-- Records --

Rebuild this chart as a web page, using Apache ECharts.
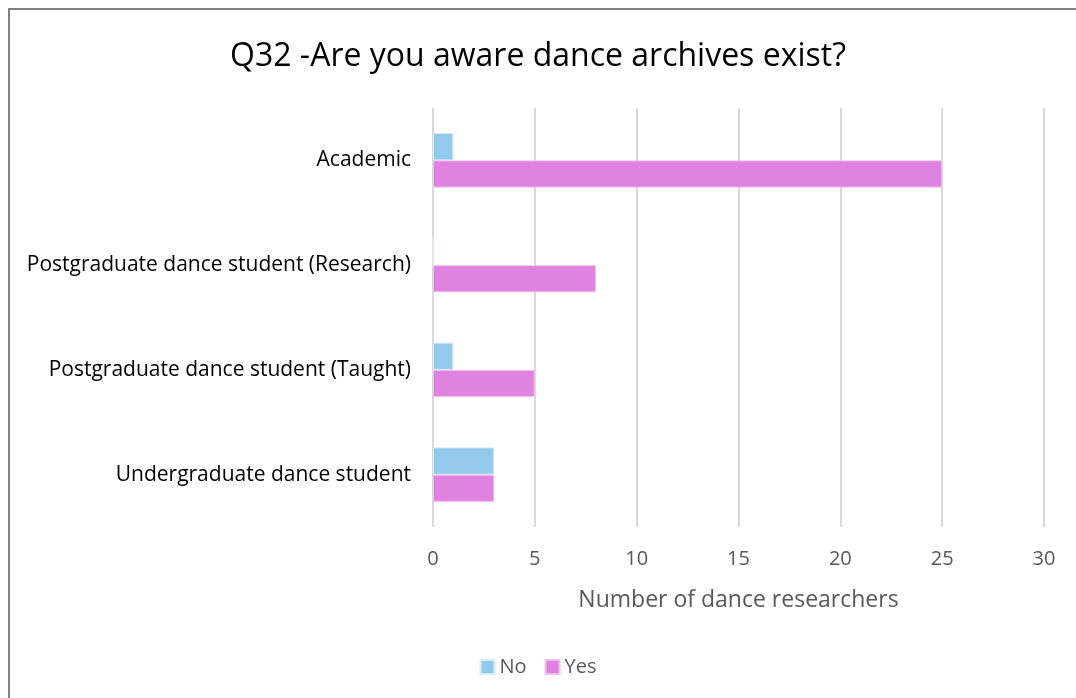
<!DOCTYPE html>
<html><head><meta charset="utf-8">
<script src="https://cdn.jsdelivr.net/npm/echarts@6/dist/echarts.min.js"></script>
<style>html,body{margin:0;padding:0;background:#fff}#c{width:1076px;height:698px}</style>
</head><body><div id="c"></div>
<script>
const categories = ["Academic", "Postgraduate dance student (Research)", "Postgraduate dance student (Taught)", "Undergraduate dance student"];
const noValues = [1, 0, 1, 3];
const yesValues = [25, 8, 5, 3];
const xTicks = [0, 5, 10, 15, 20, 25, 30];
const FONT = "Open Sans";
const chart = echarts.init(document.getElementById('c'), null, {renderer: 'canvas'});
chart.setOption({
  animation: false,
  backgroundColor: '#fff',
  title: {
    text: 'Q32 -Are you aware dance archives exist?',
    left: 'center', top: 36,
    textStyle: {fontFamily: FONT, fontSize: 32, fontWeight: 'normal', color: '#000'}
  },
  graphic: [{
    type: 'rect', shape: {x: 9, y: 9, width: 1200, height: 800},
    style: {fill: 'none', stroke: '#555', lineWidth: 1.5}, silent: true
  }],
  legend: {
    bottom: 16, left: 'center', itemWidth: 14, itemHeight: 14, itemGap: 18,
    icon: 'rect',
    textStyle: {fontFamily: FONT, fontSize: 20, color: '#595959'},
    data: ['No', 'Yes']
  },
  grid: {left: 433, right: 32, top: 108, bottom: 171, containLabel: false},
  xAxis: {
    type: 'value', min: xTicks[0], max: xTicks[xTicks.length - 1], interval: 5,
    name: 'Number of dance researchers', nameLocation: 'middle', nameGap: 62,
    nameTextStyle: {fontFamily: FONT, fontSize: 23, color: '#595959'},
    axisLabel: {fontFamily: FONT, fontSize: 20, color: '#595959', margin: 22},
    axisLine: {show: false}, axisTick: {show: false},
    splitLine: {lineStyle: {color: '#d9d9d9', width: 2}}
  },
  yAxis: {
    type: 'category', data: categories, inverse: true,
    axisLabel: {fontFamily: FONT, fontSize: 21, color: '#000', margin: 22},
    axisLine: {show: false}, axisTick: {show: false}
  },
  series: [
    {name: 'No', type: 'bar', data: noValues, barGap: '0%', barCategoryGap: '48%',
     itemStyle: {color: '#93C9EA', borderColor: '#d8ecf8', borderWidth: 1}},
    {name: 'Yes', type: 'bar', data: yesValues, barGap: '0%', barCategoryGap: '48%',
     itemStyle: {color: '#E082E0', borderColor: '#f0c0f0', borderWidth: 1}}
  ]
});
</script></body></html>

...

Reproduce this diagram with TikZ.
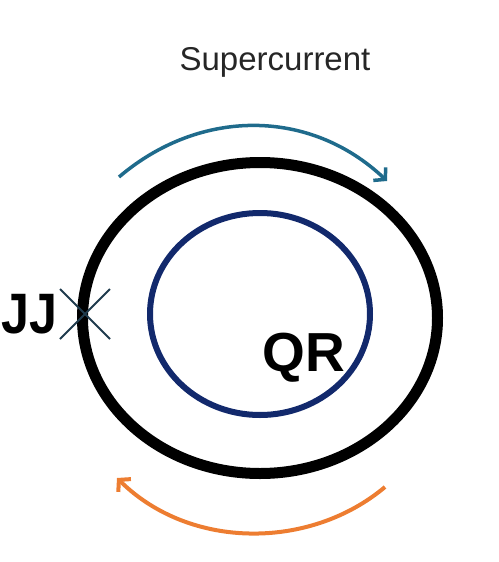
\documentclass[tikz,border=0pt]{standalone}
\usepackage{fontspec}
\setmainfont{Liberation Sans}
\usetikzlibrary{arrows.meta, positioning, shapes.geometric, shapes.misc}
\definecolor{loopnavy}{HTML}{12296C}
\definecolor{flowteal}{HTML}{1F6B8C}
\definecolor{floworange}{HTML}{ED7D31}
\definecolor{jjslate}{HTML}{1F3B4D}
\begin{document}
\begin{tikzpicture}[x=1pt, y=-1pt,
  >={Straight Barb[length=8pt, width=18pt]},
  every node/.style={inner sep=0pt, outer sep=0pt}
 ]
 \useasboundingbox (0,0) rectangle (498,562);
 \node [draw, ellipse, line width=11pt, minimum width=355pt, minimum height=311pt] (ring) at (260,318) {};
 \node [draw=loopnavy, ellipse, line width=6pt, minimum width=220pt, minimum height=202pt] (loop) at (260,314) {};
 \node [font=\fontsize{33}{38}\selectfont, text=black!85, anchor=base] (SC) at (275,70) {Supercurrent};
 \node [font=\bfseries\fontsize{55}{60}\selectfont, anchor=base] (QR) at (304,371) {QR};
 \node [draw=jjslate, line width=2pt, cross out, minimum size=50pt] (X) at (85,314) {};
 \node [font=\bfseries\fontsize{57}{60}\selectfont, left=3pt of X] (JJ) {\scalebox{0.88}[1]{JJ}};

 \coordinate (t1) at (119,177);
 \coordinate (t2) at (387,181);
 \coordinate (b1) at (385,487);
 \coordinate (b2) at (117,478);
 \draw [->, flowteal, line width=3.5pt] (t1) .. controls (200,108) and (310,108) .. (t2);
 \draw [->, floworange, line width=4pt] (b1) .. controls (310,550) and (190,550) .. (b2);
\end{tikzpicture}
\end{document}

-- Problem to solve --
Find every line that holds "this" and copy it.

-- In response --
Rebuild this chart as a web page, using Apache ECharts.
Reproduce this diagram with TikZ.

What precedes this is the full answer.